-- Start Provided material --

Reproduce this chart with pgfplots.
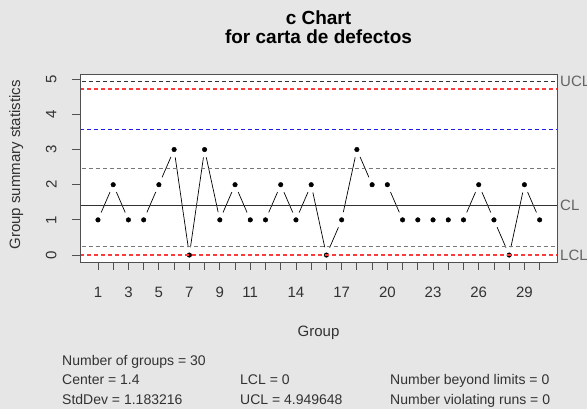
\documentclass[border=0pt]{standalone}
\usepackage{pgfplots}
\usepackage{pgfplotstable}
\pgfplotsset{compat=1.18}
\usepackage{fontspec}
\setmainfont{Liberation Sans}
\definecolor{bg}{RGB}{230,230,230}
\definecolor{boxc}{RGB}{80,80,80}
\definecolor{lblc}{RGB}{100,100,100}
\definecolor{grayl}{RGB}{120,120,120}
\definecolor{darkl}{RGB}{50,50,50}
\definecolor{redl}{RGB}{250,60,60}
\definecolor{bluel}{RGB}{30,30,230}

\pgfplotstableread{
g c
1 1
2 2
3 1
4 1
5 2
6 3
7 0
8 3
9 1
10 2
11 1
12 1
13 2
14 1
15 2
16 0
17 1
18 3
19 2
20 2
21 1
22 1
23 1
24 1
25 1
26 2
27 1
28 0
29 2
30 1
}\cdata

\pgfplotsset{overlay axis/.style={
  at={(80.3bp,147bp)}, anchor=south west,
  scale only axis, width=477bp, height=188bp,
  xmin=-0.16, xmax=31.16, ymin=-0.198, ymax=5.148, hide axis}}

\begin{document}
\begin{tikzpicture}[x=1bp,y=1bp]
\fill[bg] (0,0) rectangle (587,409);
\useasboundingbox (0,0) rectangle (587,409);
\begin{axis}[
  at={(80.3bp,147bp)}, anchor=south west,
  scale only axis, width=477bp, height=188bp,
  xmin=-0.16, xmax=31.16, ymin=-0.198, ymax=5.148,
  axis background/.style={fill=white},
  axis line style={boxc, line width=0.8bp},
  tick style={boxc, line width=0.8bp},
  xtick pos=bottom, ytick pos=left,
  tick align=outside, major tick length=8bp,
  xtick={1,...,30},
  xticklabels={1,,3,,5,,7,,9,,11,,,14,,,17,,,20,,,23,,,26,,,29,},
  ytick={0,...,5},
  /pgf/number format/assume math mode=true,
  xticklabel style={font=\fontsize{15bp}{15bp}\selectfont, text=darkl, anchor=center, yshift=-22bp},
  yticklabel style={font=\fontsize{15bp}{15bp}\selectfont, text=darkl, rotate=90, anchor=center, yshift=21bp},
]
% connecting line
\addplot[black, line width=0.7bp] table[x=g, y=c] {\cdata};
% gaps around points (as in R type="b")
\addplot[white, only marks, mark=*, mark size=7.8bp, mark options={fill=white, draw=white}] table[x=g, y=c] {\cdata};
% reference lines
\addplot[darkl, line width=0.9bp, dash pattern=on 4bp off 3bp] coordinates {(-1,4.949648) (32,4.949648)};
\addplot[grayl, line width=0.9bp, dash pattern=on 4bp off 3bp] coordinates {(-1,2.47) (32,2.47)};
\addplot[grayl, line width=0.9bp, dash pattern=on 4bp off 3bp] coordinates {(-1,0.24) (32,0.24)};
\addplot[darkl, line width=0.8bp] coordinates {(-1,1.4) (32,1.4)};
% points
\addplot[black, only marks, mark=*, mark size=2.3bp, mark options={fill=black, draw=black}] table[x=g, y=c] {\cdata};
\end{axis}
% coloured reference lines, each in its own overlay axis
\begin{axis}[overlay axis]
\addplot[redl, line width=1.1bp, dash pattern=on 4bp off 3bp] coordinates {(-0.16,4.72) (31.16,4.72)};
\end{axis}
\begin{axis}[overlay axis]
\addplot[bluel, line width=1.1bp, dash pattern=on 4bp off 3bp] coordinates {(-0.16,3.57) (31.16,3.57)};
\end{axis}
\begin{axis}[overlay axis]
\addplot[redl, line width=1.1bp, dash pattern=on 4bp off 3bp] coordinates {(-0.16,0) (31.16,0)};
\end{axis}
% plot box on top
\draw[boxc, line width=0.8bp] (80.3,147) rectangle (557.3,335);
% right labels
\begin{scope}[font=\fontsize{15bp}{15bp}\selectfont, text=lblc]
\node[anchor=west, inner sep=0] at (560,409-81) {UCL};
\node[anchor=west, inner sep=0] at (560,409-205.7) {CL};
\node[anchor=west, inner sep=0] at (560,409-255.7) {LCL};
\end{scope}
% titles
\node[anchor=base, inner sep=0, font=\bfseries\fontsize{19bp}{19bp}\selectfont] at (318.5,409-24) {c Chart};
\node[anchor=base, inner sep=0, font=\bfseries\fontsize{19bp}{19bp}\selectfont] at (318.5,409-43) {for carta de defectos};
% axis labels
\node[anchor=base, inner sep=0, font=\fontsize{15bp}{15bp}\selectfont, text=darkl] at (318.5,409-336) {Group};
\node[anchor=base, inner sep=0, rotate=90, font=\fontsize{15bp}{15bp}\selectfont, text=darkl] at (20,409-165) {Group summary statistics};
% statistics
\begin{scope}[font=\fontsize{14bp}{14bp}\selectfont, text=darkl]
\node[anchor=base west, inner sep=0] at (62,409-365) {Number of groups = 30};
\node[anchor=base west, inner sep=0] at (62,409-384.5) {Center = 1.4};
\node[anchor=base west, inner sep=0] at (62,409-404) {StdDev = 1.183216};
\node[anchor=base west, inner sep=0] at (240,409-384.5) {LCL = 0};
\node[anchor=base west, inner sep=0] at (240,409-404) {UCL = 4.949648};
\node[anchor=base west, inner sep=0] at (390,409-384.5) {Number beyond limits = 0};
\node[anchor=base west, inner sep=0] at (390,409-404) {Number violating runs = 0};
\end{scope}
\end{tikzpicture}
\end{document}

-- End Provided material --

■ **Aim of the exercise**
Repeat the data exactly in full, omitting its pictures.

■ **Result for this exercise**
Reproduce this chart with pgfplots.
\documentclass[border=0pt]{standalone}
\usepackage{pgfplots}
\usepackage{pgfplotstable}
\pgfplotsset{compat=1.18}
\usepackage{fontspec}
\setmainfont{Liberation Sans}
\definecolor{bg}{RGB}{230,230,230}
\definecolor{boxc}{RGB}{80,80,80}
\definecolor{lblc}{RGB}{100,100,100}
\definecolor{grayl}{RGB}{120,120,120}
\definecolor{darkl}{RGB}{50,50,50}
\definecolor{redl}{RGB}{250,60,60}
\definecolor{bluel}{RGB}{30,30,230}

\pgfplotstableread{
g c
1 1
2 2
3 1
4 1
5 2
6 3
7 0
8 3
9 1
10 2
11 1
12 1
13 2
14 1
15 2
16 0
17 1
18 3
19 2
20 2
21 1
22 1
23 1
24 1
25 1
26 2
27 1
28 0
29 2
30 1
}\cdata

\pgfplotsset{overlay axis/.style={
  at={(80.3bp,147bp)}, anchor=south west,
  scale only axis, width=477bp, height=188bp,
  xmin=-0.16, xmax=31.16, ymin=-0.198, ymax=5.148, hide axis}}

\begin{document}
\begin{tikzpicture}[x=1bp,y=1bp]
\fill[bg] (0,0) rectangle (587,409);
\useasboundingbox (0,0) rectangle (587,409);
\begin{axis}[
  at={(80.3bp,147bp)}, anchor=south west,
  scale only axis, width=477bp, height=188bp,
  xmin=-0.16, xmax=31.16, ymin=-0.198, ymax=5.148,
  axis background/.style={fill=white},
  axis line style={boxc, line width=0.8bp},
  tick style={boxc, line width=0.8bp},
  xtick pos=bottom, ytick pos=left,
  tick align=outside, major tick length=8bp,
  xtick={1,...,30},
  xticklabels={1,,3,,5,,7,,9,,11,,,14,,,17,,,20,,,23,,,26,,,29,},
  ytick={0,...,5},
  /pgf/number format/assume math mode=true,
  xticklabel style={font=\fontsize{15bp}{15bp}\selectfont, text=darkl, anchor=center, yshift=-22bp},
  yticklabel style={font=\fontsize{15bp}{15bp}\selectfont, text=darkl, rotate=90, anchor=center, yshift=21bp},
]
% connecting line
\addplot[black, line width=0.7bp] table[x=g, y=c] {\cdata};
% gaps around points (as in R type="b")
\addplot[white, only marks, mark=*, mark size=7.8bp, mark options={fill=white, draw=white}] table[x=g, y=c] {\cdata};
% reference lines
\addplot[darkl, line width=0.9bp, dash pattern=on 4bp off 3bp] coordinates {(-1,4.949648) (32,4.949648)};
\addplot[grayl, line width=0.9bp, dash pattern=on 4bp off 3bp] coordinates {(-1,2.47) (32,2.47)};
\addplot[grayl, line width=0.9bp, dash pattern=on 4bp off 3bp] coordinates {(-1,0.24) (32,0.24)};
\addplot[darkl, line width=0.8bp] coordinates {(-1,1.4) (32,1.4)};
% points
\addplot[black, only marks, mark=*, mark size=2.3bp, mark options={fill=black, draw=black}] table[x=g, y=c] {\cdata};
\end{axis}
% coloured reference lines, each in its own overlay axis
\begin{axis}[overlay axis]
\addplot[redl, line width=1.1bp, dash pattern=on 4bp off 3bp] coordinates {(-0.16,4.72) (31.16,4.72)};
\end{axis}
\begin{axis}[overlay axis]
\addplot[bluel, line width=1.1bp, dash pattern=on 4bp off 3bp] coordinates {(-0.16,3.57) (31.16,3.57)};
\end{axis}
\begin{axis}[overlay axis]
\addplot[redl, line width=1.1bp, dash pattern=on 4bp off 3bp] coordinates {(-0.16,0) (31.16,0)};
\end{axis}
% plot box on top
\draw[boxc, line width=0.8bp] (80.3,147) rectangle (557.3,335);
% right labels
\begin{scope}[font=\fontsize{15bp}{15bp}\selectfont, text=lblc]
\node[anchor=west, inner sep=0] at (560,409-81) {UCL};
\node[anchor=west, inner sep=0] at (560,409-205.7) {CL};
\node[anchor=west, inner sep=0] at (560,409-255.7) {LCL};
\end{scope}
% titles
\node[anchor=base, inner sep=0, font=\bfseries\fontsize{19bp}{19bp}\selectfont] at (318.5,409-24) {c Chart};
\node[anchor=base, inner sep=0, font=\bfseries\fontsize{19bp}{19bp}\selectfont] at (318.5,409-43) {for carta de defectos};
% axis labels
\node[anchor=base, inner sep=0, font=\fontsize{15bp}{15bp}\selectfont, text=darkl] at (318.5,409-336) {Group};
\node[anchor=base, inner sep=0, rotate=90, font=\fontsize{15bp}{15bp}\selectfont, text=darkl] at (20,409-165) {Group summary statistics};
% statistics
\begin{scope}[font=\fontsize{14bp}{14bp}\selectfont, text=darkl]
\node[anchor=base west, inner sep=0] at (62,409-365) {Number of groups = 30};
\node[anchor=base west, inner sep=0] at (62,409-384.5) {Center = 1.4};
\node[anchor=base west, inner sep=0] at (62,409-404) {StdDev = 1.183216};
\node[anchor=base west, inner sep=0] at (240,409-384.5) {LCL = 0};
\node[anchor=base west, inner sep=0] at (240,409-404) {UCL = 4.949648};
\node[anchor=base west, inner sep=0] at (390,409-384.5) {Number beyond limits = 0};
\node[anchor=base west, inner sep=0] at (390,409-404) {Number violating runs = 0};
\end{scope}
\end{tikzpicture}
\end{document}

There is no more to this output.